= Collective trade mark =

A collective trademark, collective trade mark, or collective mark is a trademark owned by an organization (such as an association), used by its members to identify themselves with a level of quality or accuracy, geographical origin, or other characteristics set by the organization.

Collective trademarks are exceptions to the underlying principle of trademarks in that most trademarks serve as "badges of origin"; they indicate the individual source of the goods or services. A collective trademark, however, can be used by a variety of traders, rather than just one individual concern, provided that the trader belongs to the association.

Collective trademarks differ from certification marks. The main difference is that collective trademarks may be used by particular members of the organization which owns them, while certification marks may be used by anybody who complies with the standards defined by the owner of the particular certification mark. All these factors are being completely at the level of intellectual property.

== Regulations on use ==
National trademark laws in some countries (such as Finland, Germany, Hungary and Switzerland) provide for the filing of the regulations as an additional requirement for registration of the collective trademark.

The regulations shall normally specify:
- the name and seat of the organization,
- information on the members authorized to use the collective trademark, including their names, addresses and seats,
- the conditions of membership,
- the conditions of use of the collective trademark,
- the prescriptions relating to the control of the use of the collective trademark,
- the order of proceedings against unauthorized use of the collective trademark.

The main purpose of the regulations is to protect consumers against misleading practices.

== Jurisdictional differences ==
===China===
In China, collective marks are also used, but with some differences from European law. Geographical indications can be registered as a collective mark, in which case the association must admit eligible applicants who qualify under their bylaws, and an otherwise qualifying applicant has the right to use the collective mark even if they do not join the association.

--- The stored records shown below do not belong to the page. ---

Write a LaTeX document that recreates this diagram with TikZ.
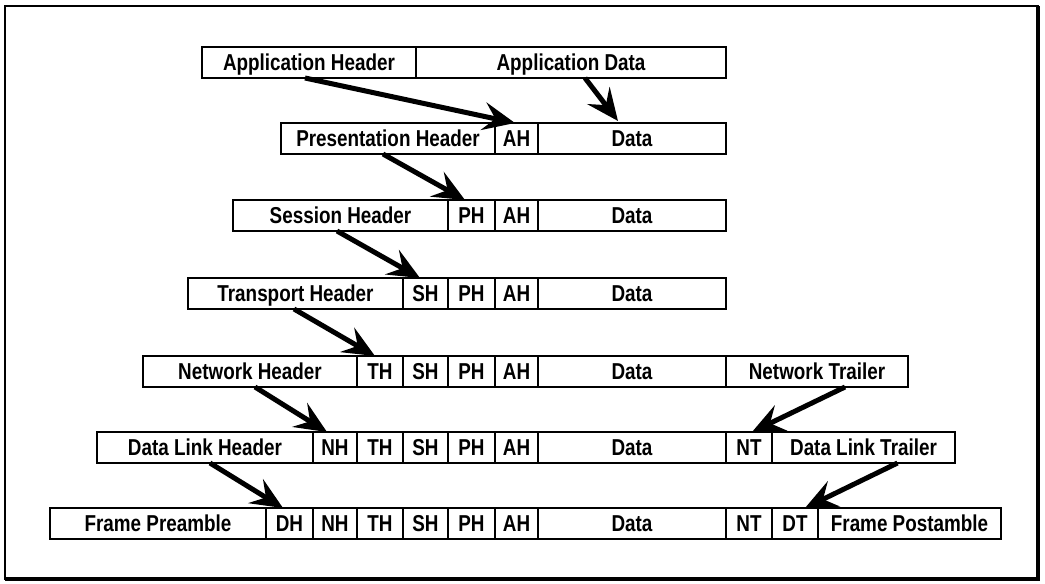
\documentclass[tikz,border=0pt]{standalone}
\usepackage{fontspec}
\newfontfamily\cellfont{Liberation Sans}[FakeStretch=0.82]
\usetikzlibrary{arrows.meta}

\begin{document}
\begin{tikzpicture}[x=1pt,y=-1pt,
  cell/.style={draw, line width=2pt, rectangle, anchor=north west,
    minimum height=31pt, inner sep=0pt, outer sep=0pt,
    text height=16.5pt, text depth=0pt,
    font=\cellfont\bfseries\fontsize{23}{23}\selectfont},
  w/.style={minimum width=#1pt},
  flow/.style={line width=5pt, -{Stealth[length=32pt,width=28pt,inset=12pt]}}]

\useasboundingbox (0,0) rectangle (1045,584);

% outer frame
\draw[line width=2pt] (5,6) rectangle (1038,579);
\draw[line width=3.5pt] (1038,6) -- (1038,579) -- (5,579);

% application layer
\node[cell,w=214] (apH) at (202,47) {Application Header};
\node[cell,w=310] (apD) at (416,47) {Application Data};

% presentation layer
\node[cell,w=214] (r2h)  at (281,123) {Presentation Header};
\node[cell,w=43]  (r2ah) at (495,123) {AH};
\node[cell,w=188] (r2d)  at (538,123) {Data};

% session layer
\node[cell,w=215] (r3h)  at (233,200) {Session Header};
\node[cell,w=47]  (r3ph) at (448,200) {PH};
\node[cell,w=43]  (r3ah) at (495,200) {AH};
\node[cell,w=188] (r3d)  at (538,200) {Data};

% transport layer
\node[cell,w=215] (r4h)  at (188,278) {Transport Header};
\node[cell,w=45]  (r4sh) at (403,278) {SH};
\node[cell,w=47]  (r4ph) at (448,278) {PH};
\node[cell,w=43]  (r4ah) at (495,278) {AH};
\node[cell,w=188] (r4d)  at (538,278) {Data};

% network layer
\node[cell,w=214] (r5h)  at (143,356) {Network Header};
\node[cell,w=46]  (r5th) at (357,356) {TH};
\node[cell,w=45]  (r5sh) at (403,356) {SH};
\node[cell,w=47]  (r5ph) at (448,356) {PH};
\node[cell,w=43]  (r5ah) at (495,356) {AH};
\node[cell,w=188] (r5d)  at (538,356) {Data};
\node[cell,w=182] (r5nt) at (726,356) {Network Trailer};

% data link layer
\node[cell,w=216] (r6h)   at (97,432)  {Data Link Header};
\node[cell,w=44]  (r6nh)  at (313,432) {NH};
\node[cell,w=46]  (r6th)  at (357,432) {TH};
\node[cell,w=45]  (r6sh)  at (403,432) {SH};
\node[cell,w=47]  (r6ph)  at (448,432) {PH};
\node[cell,w=43]  (r6ah)  at (495,432) {AH};
\node[cell,w=188] (r6d)   at (538,432) {Data};
\node[cell,w=46]  (r6nt)  at (726,432) {NT};
\node[cell,w=183] (r6dlt) at (772,432) {Data Link Trailer};

% physical frame
\node[cell,w=216] (r7h)  at (50,508)  {Frame Preamble};
\node[cell,w=47]  (r7dh) at (266,508) {DH};
\node[cell,w=44]  (r7nh) at (313,508) {NH};
\node[cell,w=46]  (r7th) at (357,508) {TH};
\node[cell,w=45]  (r7sh) at (403,508) {SH};
\node[cell,w=47]  (r7ph) at (448,508) {PH};
\node[cell,w=43]  (r7ah) at (495,508) {AH};
\node[cell,w=188] (r7d)  at (538,508) {Data};
\node[cell,w=46]  (r7nt) at (726,508) {NT};
\node[cell,w=46]  (r7dt) at (772,508) {DT};
\node[cell,w=183] (r7fp) at (818,508) {Frame Postamble};

% encapsulation arrows
\draw[flow] ([xshift=-4pt]apH.south)   -- ([xshift=-1.5pt]r2ah.north);
\draw[flow] ([xshift=14pt]apD.south)   -- ([xshift=-14pt,yshift=2pt]r2d.north);
\draw[flow] ([xshift=-5pt]r2h.south)   -- ([xshift=-6.5pt]r3ph.north);
\draw[flow] ([xshift=-3.5pt]r3h.south) -- ([xshift=-5.5pt]r4sh.north);
\draw[flow] ([xshift=-1.5pt]r4h.south) -- ([xshift=-5pt]r5th.north);
\draw[flow] ([xshift=5pt]r5h.south)    -- ([xshift=-8pt]r6nh.north);
\draw[flow] ([xshift=28pt]r5nt.south)  -- ([xshift=3pt]r6nt.north);
\draw[flow] ([xshift=5pt]r6h.south)    -- ([xshift=-6.5pt]r7dh.north);
\draw[flow] ([xshift=34pt]r6dlt.south) -- ([xshift=10pt]r7dt.north);
\end{tikzpicture}
\end{document}
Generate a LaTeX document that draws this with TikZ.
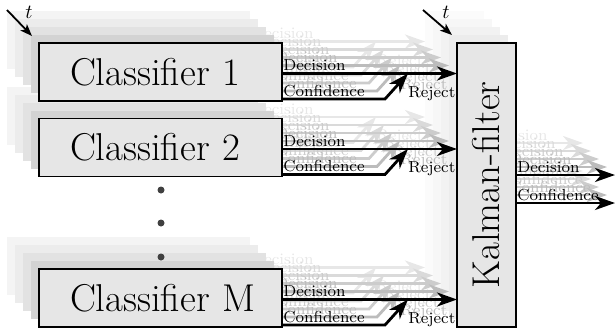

== International treaties ==
Many jurisdictions have been required to amend their trademark legislation in order to accommodate the requirement of protection of collective marks under TRIPs. Art. 7 bis of the Paris Convention also requires signatories "to accept for filing and to protect collective marks belonging to associations the existence of which is not contrary to the law of the country of origin, even if such organizations do not possess an industrial or commercial establishment."

== Examples ==
Examples of collective trademarks include:
- the "CA" device used by the Institute of Chartered Accountants;
- the mark "CPA", used to indicate members of the Society of Certified Public Accountants; and,
- the marks of various confederated lobby groups.

==Related cases==
- The Parma Ham case [1991] RPC 251, in which the Consorzio del Prosciutto di Parma sued for passing off their unregistered collective mark;
- Association of Certified Public Accountants v. Trade Secretary [1998] 1 WLR 164.